At the Sept. 25 meeting of the PC-11 New Category Development Team, the subject of when the American Petroleum Institute could begin licensing the new oils took center stage. The likely deadline, March 1, 2017, has been acknowledged by leaders of other stakeholder groups involved with engine oil development – but not by the Truck and Engine Manufacturers Association, the key trade group representing the heavy-duty engine industry.

The engine builders representatives have not formally agreed to the later date although they recognize that their desire to have API begin licensing by April 2016 is not doable. The most specific they’ve been in that regard is to say that they would very much prefer the date to be sometime in 2016 rather than into 2017. To date no specific compromises have been formally proposed or approved.

According to Shawn Whitacre of Chevron, APIs guidance of March 2017 for PC-11 first-licensing is as accurate as can currently be predicted. In large part, this is because the engine sequence tests needed to measure the new oils performance are still being vetted. They have to undergo a structured precision matrix which runs each test dozens of times with a hand-picked slate of reference oils. The data from these tests then will be analyzed, and the test limits established to define PC-11 performance.

The precision matrix for the Volvo/Mack T-13 engine test, which is pacing this category, commenced on Sept. 15. It measures bearing corrosion, oil oxidation and nitration. At the Sept. 25 NCDT meeting, Greg Shank of Volvo estimated that the T-13 matrix would wrap up on or around Dec. 22.

The second new engine test for PC-11, Caterpillars C-13 Oil Aeration Test, was formally approved by the NCDT for matrix testing, pending some last-minute refinements to improve its robustness. Caterpillar anticipates the C-13 matrix will commence in mid-October and be completed by the end of November.

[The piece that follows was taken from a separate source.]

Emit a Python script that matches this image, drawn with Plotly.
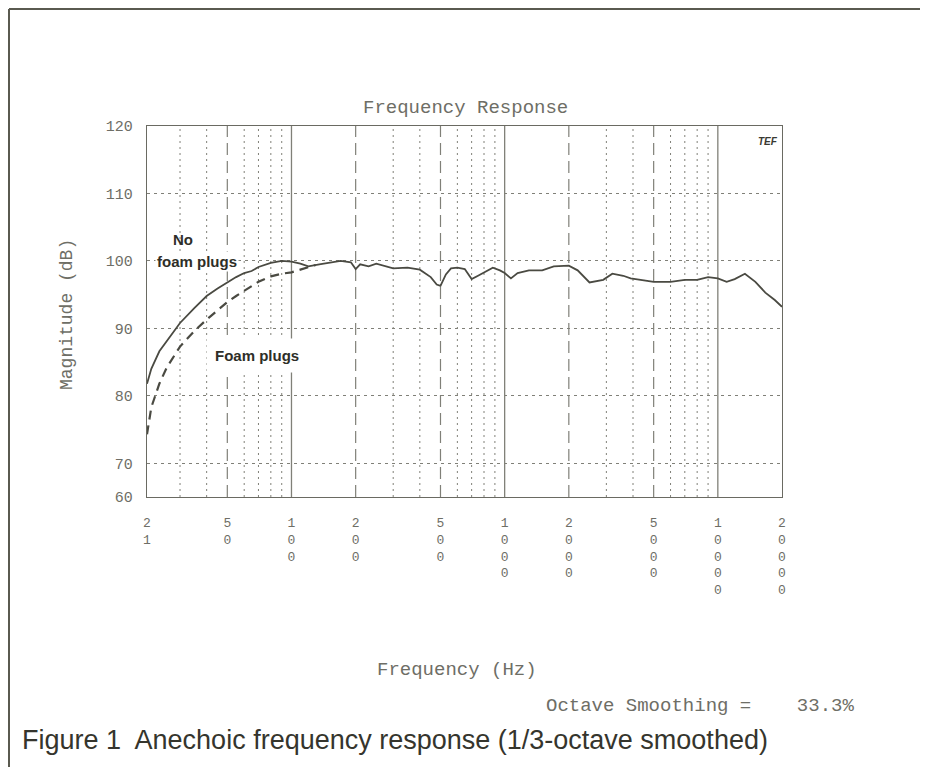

Whitacre noted that statisticians anticipate working through January and February to analyze the matrix data. The official NCDT timeline now indicates March 5, 2015, as the milestone for completing this analysis, and for the start of a nine-month technology demonstration period. The subsequent three months would be used to negotiate and formally approve the final specification – possibly in first-quarter 2016. API then mandates a 12-month waiting period before licensing begins, which would last until the first quarter of 2017.

The reality is that there has been a disconnect between the EMA’s desired first-license date – originally set at Jan. 1, 2016, and then eased to April 1, 2016 – and the NCDTs projected timeline for at least two years. The earliest documented timeline was published in September 2012 and projected a viable first-license date of July 1, 2016, in the belief that the precision matrix tests would begin in November 2013. As it turns out, the matrix tests started 10 months later than that. The timeline has been collapsed a bit to reflect more realistic timing for matrix completion and the associated data analysis, but even so it still converges on March 2017, as Whitacres calculations confirm.

Meanwhile, lubricant and additive industry members speculate that should the March 2017 date become a reality, the heavy-duty OEMs may well opt to introduce their own next-generation oils as OEM brands. That move would give them the improvements they want from PC-11 and be more in keeping with their desired timeline.